Mondelez’s recent CEO change could provide the right opportunity for Kraft
Heinz to strike. Additionally, Campbell Soup, PepsiCo, Coca Cola, Kellogg’s and
J&J are just some of the other names doing the rounds as far as 3G’s next
victim goes. Of course, 3G Capital’s restaurant arm Restaurant Brands
International (Burger King and Tim Hortons), which acquired Popeyes Louisiana
Kitchen earlier this year, follows the 3G formula as well and it may be on its
own acquisitive drive soon.
While the global equity markets continue on an upward trajectory, the
Indian markets continue to rally as well, driven by strong domestic flows, low
inflation and the expectation of an economic lift-off in a GST-powered environment.
The only difference is that while earnings are growing globally, the same can’t
be said for India and valuations aren’t exactly in a comfort zone. Several
sectors are seeing valuations increase while earnings stagger along, the early
makings of a bubble. The consumer goods space in India trades at a forward
multiple of around 50-60 times earnings, as seen in most FMCG companies, which
is not cheap by any standards, given that global peers trade at less than half
that range. But then again, if rumours of a 3G acquisition and a triggered open
offer resurface, those valuations would only inch higher.

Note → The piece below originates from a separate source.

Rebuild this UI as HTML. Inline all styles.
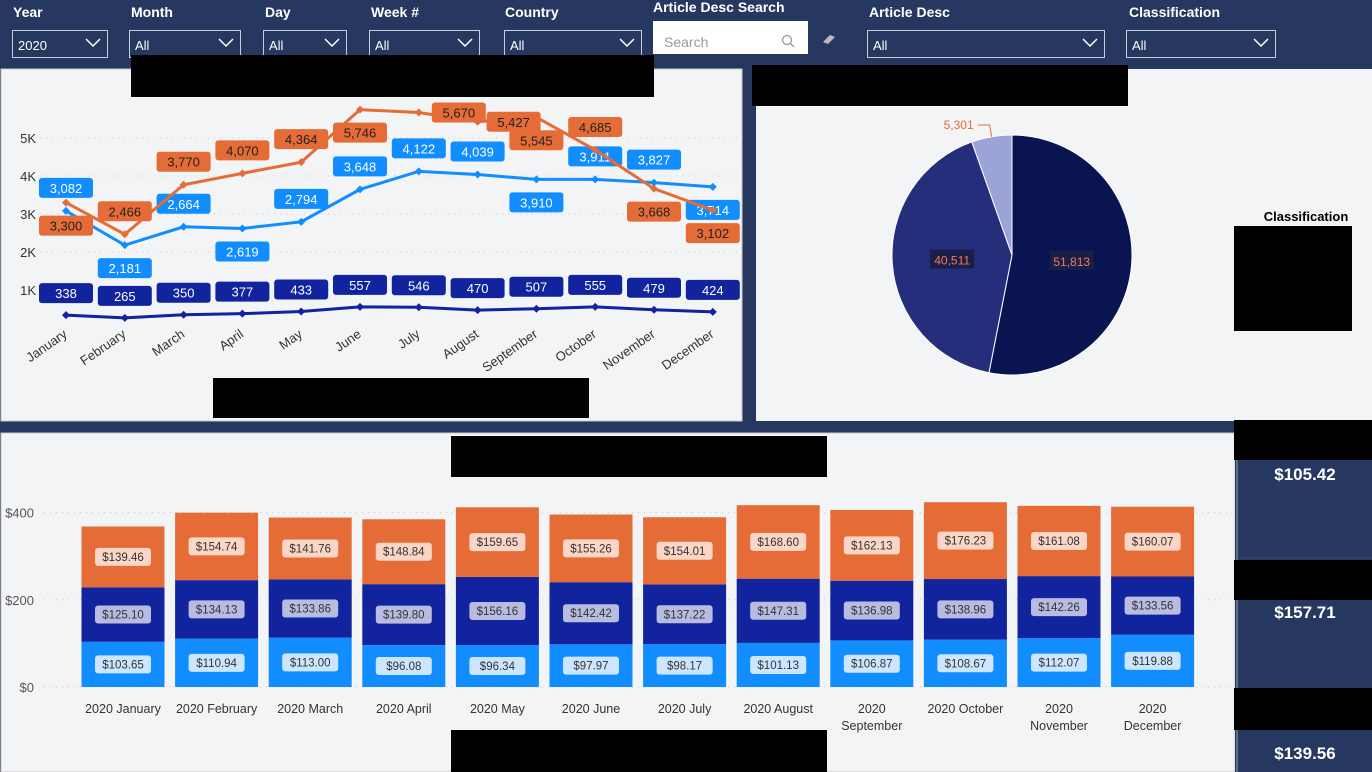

As far as 3G Capital goes, an Indian open offer for a subsidiary of a
global target would be a tiny part of the whole deal and not a major cause for
concern, especially in a mega deal amounting to $100 billion or more. At the
end of the day, it goes without saying that 3G Capital is already zeroing in on
its next big raid, one which would transform a wandering and underperforming
laggard of today into an efficient consumer giant and highly profitable sector
leader of tomorrow. Furthermore, its portfolio company, Kraft Heinz would have
to strike soon, with its sales growth ebbing and its appetite growing. And if
3G Capital’s audacity to bid for Unilever and take on Paul Polman is indeed a
sign of things to come, it’s safe to say that no consumer goods company out
there is safe from its clutches and it could be anyone’s guess as to what – or
who – is next. The bloodthirsty shark, after all, must keep swimming.